##### Dataset extract #####

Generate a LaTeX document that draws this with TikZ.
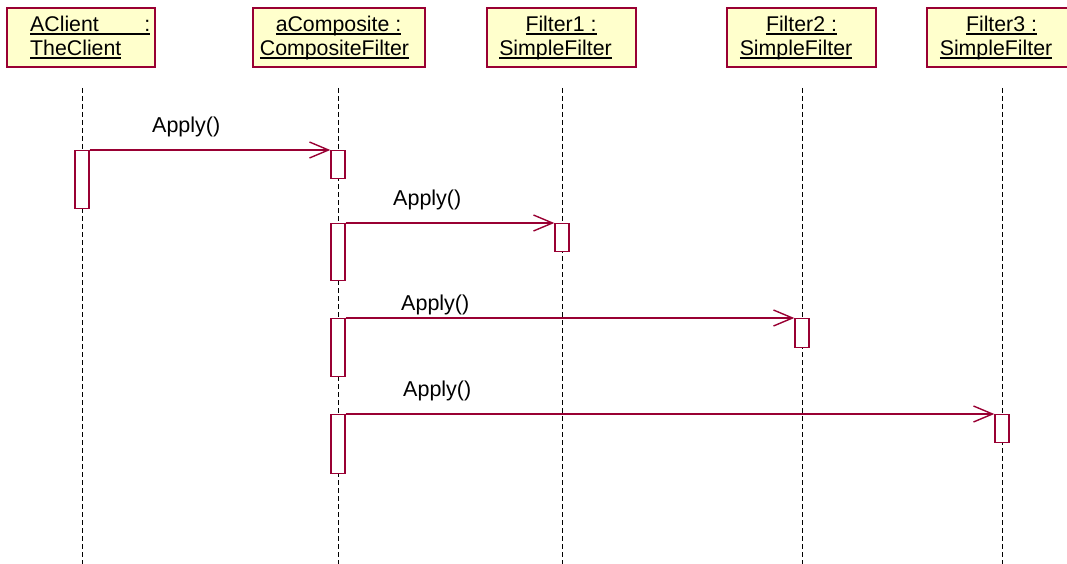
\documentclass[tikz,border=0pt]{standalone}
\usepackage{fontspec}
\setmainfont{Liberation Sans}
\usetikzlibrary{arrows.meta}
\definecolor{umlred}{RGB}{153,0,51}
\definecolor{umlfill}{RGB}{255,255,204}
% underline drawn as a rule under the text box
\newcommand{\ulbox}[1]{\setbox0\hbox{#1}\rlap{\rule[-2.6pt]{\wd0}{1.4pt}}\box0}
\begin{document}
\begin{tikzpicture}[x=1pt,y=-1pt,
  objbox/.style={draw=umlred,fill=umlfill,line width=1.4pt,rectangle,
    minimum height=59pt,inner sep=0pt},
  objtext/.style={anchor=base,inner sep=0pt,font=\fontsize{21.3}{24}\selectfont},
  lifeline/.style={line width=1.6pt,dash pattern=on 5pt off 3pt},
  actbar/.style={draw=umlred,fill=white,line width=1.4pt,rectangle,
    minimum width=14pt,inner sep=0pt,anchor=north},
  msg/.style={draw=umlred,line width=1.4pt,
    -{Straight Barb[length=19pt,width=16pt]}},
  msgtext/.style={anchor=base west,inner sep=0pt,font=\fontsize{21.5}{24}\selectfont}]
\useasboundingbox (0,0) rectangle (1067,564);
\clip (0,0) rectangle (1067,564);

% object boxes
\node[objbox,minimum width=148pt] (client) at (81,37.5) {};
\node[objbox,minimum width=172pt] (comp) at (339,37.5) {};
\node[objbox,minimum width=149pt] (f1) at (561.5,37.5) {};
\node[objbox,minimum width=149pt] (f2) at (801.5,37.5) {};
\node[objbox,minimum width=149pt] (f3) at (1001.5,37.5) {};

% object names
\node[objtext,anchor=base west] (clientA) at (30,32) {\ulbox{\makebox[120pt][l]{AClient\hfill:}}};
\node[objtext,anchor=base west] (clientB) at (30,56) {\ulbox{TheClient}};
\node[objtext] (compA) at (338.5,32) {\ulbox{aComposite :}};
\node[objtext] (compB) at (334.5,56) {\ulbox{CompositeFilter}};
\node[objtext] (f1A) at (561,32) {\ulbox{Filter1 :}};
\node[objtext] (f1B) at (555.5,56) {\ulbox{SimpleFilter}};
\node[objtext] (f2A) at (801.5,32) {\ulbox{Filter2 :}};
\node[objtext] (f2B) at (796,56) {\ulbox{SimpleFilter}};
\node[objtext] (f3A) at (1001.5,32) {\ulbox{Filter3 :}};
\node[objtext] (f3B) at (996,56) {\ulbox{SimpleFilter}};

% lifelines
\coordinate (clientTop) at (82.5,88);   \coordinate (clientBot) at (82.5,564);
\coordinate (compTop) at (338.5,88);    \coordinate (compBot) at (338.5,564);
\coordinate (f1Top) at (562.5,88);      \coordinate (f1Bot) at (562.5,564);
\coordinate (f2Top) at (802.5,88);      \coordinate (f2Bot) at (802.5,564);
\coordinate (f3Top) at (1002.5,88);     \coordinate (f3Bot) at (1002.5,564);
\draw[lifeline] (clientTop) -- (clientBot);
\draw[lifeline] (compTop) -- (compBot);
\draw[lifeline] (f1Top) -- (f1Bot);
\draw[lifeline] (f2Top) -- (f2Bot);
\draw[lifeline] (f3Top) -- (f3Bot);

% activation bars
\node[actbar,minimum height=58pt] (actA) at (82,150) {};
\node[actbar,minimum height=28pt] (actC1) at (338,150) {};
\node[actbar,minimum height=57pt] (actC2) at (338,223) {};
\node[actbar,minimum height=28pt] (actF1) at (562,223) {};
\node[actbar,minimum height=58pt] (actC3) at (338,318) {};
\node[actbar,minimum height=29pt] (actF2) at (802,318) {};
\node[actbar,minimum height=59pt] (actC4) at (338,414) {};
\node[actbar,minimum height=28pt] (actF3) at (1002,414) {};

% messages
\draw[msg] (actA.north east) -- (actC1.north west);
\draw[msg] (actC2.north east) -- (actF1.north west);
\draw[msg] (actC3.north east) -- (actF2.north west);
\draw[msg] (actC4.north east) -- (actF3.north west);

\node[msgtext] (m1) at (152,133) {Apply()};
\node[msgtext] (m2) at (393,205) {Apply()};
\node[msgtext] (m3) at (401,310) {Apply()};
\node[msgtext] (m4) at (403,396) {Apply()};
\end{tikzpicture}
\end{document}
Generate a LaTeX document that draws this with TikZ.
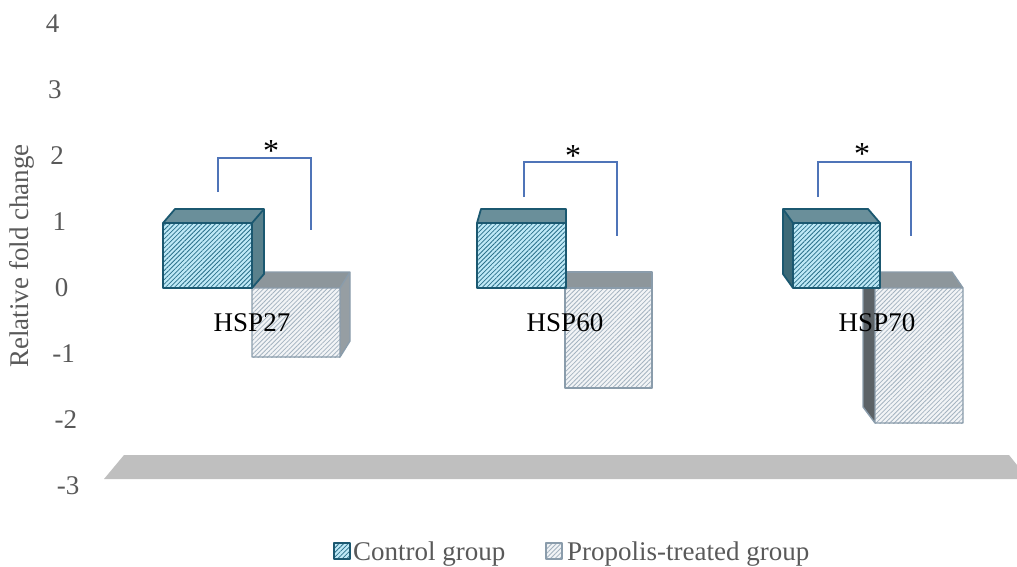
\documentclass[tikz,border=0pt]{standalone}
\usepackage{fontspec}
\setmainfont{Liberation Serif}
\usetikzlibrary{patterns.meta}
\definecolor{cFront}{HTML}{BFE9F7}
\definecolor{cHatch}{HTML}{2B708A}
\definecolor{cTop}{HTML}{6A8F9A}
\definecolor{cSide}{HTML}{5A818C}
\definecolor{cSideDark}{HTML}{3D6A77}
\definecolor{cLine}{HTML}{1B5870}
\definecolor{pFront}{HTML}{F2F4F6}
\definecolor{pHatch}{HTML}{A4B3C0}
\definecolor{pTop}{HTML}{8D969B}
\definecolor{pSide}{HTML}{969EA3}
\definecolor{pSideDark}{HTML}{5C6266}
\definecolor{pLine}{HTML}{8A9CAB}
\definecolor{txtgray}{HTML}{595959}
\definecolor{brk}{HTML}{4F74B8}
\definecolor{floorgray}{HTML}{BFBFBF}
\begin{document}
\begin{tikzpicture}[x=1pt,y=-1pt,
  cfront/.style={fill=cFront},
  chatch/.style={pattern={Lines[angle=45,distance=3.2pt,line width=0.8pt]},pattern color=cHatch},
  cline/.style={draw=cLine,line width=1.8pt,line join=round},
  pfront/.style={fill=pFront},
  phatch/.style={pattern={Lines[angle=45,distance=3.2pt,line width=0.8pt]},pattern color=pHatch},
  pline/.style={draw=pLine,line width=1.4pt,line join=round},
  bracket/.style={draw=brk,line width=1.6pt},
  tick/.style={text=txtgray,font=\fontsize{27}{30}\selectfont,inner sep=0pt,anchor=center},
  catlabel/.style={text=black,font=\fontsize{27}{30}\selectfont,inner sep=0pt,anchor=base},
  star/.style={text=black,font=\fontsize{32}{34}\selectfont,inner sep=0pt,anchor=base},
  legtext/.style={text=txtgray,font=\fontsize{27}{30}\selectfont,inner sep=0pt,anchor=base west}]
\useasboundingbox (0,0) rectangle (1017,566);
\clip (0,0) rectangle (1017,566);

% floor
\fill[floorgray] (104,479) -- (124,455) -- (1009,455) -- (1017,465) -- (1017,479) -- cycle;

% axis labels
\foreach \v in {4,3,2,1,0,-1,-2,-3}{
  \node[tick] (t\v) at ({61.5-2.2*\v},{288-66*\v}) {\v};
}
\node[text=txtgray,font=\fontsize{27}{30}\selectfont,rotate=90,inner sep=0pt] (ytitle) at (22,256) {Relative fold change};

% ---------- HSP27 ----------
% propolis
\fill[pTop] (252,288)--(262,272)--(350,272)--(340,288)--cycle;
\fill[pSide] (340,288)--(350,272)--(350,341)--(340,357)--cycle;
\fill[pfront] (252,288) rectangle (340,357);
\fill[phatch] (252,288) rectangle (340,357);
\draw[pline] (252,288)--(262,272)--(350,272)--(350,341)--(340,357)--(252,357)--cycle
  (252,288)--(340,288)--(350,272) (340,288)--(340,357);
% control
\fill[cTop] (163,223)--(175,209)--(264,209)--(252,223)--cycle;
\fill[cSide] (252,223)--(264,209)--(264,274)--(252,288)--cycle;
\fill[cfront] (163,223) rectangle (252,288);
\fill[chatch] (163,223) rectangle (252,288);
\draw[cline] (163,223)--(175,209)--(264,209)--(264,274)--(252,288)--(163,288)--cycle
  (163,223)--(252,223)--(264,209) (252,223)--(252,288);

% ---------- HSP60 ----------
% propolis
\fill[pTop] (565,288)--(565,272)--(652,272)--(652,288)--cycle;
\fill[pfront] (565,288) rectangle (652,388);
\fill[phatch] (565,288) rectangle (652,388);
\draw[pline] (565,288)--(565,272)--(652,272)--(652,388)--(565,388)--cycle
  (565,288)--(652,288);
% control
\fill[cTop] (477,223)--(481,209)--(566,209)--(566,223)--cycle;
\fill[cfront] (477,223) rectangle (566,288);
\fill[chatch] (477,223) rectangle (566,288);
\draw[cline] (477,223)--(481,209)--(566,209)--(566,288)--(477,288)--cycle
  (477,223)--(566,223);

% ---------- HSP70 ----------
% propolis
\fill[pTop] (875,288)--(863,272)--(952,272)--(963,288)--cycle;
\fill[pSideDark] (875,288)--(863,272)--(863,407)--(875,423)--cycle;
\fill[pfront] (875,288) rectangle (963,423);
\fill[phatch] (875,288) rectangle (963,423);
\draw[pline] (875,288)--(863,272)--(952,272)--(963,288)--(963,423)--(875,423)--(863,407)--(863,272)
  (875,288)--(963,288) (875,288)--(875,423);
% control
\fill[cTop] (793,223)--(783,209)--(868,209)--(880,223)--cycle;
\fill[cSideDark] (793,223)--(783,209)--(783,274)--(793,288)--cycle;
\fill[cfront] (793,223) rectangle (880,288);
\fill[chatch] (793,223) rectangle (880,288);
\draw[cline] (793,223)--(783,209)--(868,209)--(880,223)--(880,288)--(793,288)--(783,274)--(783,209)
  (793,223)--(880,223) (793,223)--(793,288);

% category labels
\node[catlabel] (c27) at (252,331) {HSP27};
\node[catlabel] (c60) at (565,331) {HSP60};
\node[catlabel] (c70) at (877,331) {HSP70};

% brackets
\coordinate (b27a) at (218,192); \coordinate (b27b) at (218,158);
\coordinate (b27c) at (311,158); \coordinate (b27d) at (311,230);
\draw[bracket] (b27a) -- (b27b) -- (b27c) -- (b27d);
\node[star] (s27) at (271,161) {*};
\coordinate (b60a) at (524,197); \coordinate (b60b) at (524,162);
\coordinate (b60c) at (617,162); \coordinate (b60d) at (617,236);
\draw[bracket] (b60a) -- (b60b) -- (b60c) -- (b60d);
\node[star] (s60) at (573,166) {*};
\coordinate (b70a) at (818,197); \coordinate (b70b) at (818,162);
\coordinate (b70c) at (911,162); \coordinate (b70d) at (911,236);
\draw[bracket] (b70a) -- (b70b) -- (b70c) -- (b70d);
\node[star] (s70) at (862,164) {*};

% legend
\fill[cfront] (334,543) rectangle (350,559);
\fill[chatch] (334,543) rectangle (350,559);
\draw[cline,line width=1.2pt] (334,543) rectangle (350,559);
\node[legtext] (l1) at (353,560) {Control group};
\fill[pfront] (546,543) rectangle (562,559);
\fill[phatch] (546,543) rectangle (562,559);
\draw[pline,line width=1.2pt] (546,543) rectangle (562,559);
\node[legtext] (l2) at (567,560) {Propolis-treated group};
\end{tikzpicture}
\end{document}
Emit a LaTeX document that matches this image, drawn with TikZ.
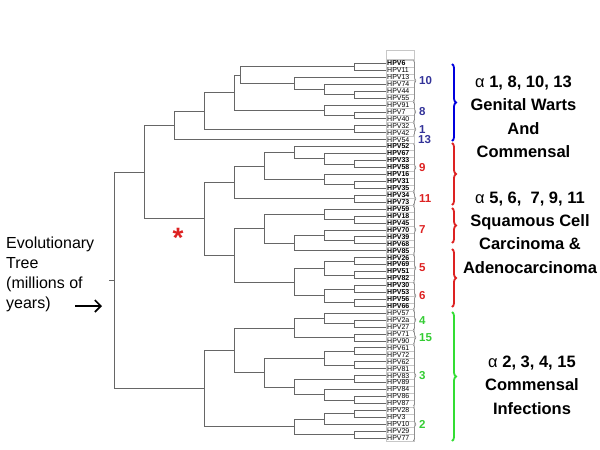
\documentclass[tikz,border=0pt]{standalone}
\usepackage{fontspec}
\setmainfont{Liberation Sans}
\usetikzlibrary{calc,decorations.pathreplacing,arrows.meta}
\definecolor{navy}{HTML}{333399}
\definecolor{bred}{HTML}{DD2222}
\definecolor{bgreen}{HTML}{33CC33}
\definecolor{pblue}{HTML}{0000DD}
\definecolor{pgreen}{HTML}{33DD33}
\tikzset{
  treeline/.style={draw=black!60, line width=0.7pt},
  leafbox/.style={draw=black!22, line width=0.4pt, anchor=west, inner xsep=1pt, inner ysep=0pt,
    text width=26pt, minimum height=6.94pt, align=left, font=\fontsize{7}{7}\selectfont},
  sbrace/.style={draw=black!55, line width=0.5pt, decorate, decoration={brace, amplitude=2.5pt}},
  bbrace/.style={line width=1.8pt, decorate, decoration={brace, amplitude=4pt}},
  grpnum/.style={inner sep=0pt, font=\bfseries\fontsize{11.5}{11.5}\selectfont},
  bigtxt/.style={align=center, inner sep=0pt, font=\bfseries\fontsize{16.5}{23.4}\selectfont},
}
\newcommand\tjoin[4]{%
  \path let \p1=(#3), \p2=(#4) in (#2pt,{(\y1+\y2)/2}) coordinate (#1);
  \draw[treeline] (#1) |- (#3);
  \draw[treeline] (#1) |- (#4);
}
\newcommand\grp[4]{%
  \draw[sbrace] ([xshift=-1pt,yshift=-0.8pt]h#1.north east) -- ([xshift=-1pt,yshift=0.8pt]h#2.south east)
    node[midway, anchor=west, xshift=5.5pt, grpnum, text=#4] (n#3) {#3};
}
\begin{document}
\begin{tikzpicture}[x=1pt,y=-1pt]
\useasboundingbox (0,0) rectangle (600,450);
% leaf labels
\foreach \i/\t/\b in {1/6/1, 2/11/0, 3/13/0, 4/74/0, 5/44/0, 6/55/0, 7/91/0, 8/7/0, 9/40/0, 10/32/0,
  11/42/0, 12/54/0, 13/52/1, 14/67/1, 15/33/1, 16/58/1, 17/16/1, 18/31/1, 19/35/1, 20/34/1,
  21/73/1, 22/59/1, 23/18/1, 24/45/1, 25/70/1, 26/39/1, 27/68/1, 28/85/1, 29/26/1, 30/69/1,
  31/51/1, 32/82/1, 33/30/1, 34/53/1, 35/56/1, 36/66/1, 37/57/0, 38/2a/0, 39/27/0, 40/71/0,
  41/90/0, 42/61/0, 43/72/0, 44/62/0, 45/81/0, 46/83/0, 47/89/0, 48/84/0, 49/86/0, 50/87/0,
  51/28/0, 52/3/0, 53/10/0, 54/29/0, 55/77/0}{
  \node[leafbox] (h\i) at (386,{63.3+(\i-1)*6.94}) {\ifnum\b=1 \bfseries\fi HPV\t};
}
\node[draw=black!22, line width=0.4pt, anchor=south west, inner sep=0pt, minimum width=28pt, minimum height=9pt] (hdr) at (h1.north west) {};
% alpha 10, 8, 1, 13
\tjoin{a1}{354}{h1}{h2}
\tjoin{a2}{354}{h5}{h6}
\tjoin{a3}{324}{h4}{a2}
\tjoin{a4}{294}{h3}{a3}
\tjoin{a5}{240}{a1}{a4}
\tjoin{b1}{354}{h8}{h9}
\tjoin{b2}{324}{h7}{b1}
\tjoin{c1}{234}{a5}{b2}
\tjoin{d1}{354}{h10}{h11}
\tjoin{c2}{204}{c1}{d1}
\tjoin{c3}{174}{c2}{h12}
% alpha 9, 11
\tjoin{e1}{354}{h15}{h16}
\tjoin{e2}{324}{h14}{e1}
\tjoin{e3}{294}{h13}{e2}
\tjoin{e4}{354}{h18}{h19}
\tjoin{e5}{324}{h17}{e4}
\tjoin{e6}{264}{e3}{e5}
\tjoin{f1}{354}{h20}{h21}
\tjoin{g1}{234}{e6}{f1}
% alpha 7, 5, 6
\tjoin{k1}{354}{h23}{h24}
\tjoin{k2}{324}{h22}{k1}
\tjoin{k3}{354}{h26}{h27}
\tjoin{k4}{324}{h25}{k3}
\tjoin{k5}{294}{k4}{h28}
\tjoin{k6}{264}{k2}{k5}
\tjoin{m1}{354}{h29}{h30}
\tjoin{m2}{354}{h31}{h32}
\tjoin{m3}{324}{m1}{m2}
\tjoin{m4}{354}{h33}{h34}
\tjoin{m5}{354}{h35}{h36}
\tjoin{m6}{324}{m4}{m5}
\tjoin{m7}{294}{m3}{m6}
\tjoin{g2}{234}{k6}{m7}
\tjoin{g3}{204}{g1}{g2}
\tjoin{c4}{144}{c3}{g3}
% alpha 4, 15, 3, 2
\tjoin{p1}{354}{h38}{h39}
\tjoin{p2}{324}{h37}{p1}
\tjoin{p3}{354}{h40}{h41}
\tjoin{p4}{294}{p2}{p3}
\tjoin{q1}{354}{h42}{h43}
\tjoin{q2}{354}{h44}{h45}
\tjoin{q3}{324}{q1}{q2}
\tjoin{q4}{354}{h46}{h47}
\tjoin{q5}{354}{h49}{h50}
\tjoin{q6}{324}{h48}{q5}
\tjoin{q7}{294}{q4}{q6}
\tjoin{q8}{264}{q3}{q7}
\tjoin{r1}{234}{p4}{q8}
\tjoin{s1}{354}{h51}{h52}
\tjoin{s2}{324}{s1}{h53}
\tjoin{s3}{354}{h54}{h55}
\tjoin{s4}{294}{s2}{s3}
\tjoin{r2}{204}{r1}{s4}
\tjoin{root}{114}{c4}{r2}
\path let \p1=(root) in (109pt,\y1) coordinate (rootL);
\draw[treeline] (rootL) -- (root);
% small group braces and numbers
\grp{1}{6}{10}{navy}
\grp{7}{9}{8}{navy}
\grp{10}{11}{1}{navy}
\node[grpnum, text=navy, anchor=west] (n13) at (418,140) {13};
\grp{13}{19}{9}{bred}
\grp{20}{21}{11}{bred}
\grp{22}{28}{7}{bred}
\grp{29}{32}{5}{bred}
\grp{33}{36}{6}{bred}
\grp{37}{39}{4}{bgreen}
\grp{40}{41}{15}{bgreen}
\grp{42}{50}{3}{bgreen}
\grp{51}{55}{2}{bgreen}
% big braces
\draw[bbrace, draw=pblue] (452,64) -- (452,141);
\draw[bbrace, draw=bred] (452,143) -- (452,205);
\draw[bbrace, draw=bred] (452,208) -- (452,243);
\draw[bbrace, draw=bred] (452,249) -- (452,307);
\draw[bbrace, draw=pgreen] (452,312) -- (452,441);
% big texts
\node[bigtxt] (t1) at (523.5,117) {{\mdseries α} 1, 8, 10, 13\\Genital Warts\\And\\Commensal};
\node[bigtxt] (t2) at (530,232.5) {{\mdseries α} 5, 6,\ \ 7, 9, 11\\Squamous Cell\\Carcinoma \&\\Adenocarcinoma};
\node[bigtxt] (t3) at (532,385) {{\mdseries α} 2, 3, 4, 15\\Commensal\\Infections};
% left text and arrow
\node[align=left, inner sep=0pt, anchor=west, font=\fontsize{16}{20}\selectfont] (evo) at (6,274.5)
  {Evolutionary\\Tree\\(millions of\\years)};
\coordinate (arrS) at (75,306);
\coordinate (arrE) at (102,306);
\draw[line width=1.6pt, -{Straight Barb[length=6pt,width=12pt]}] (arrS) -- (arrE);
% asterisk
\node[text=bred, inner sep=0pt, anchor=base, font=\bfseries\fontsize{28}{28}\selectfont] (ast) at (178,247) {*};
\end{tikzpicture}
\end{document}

#####

Set problem:
Lines that include the word "drawn" — how many are there in the data? Answer with the number alone.

Reply:
2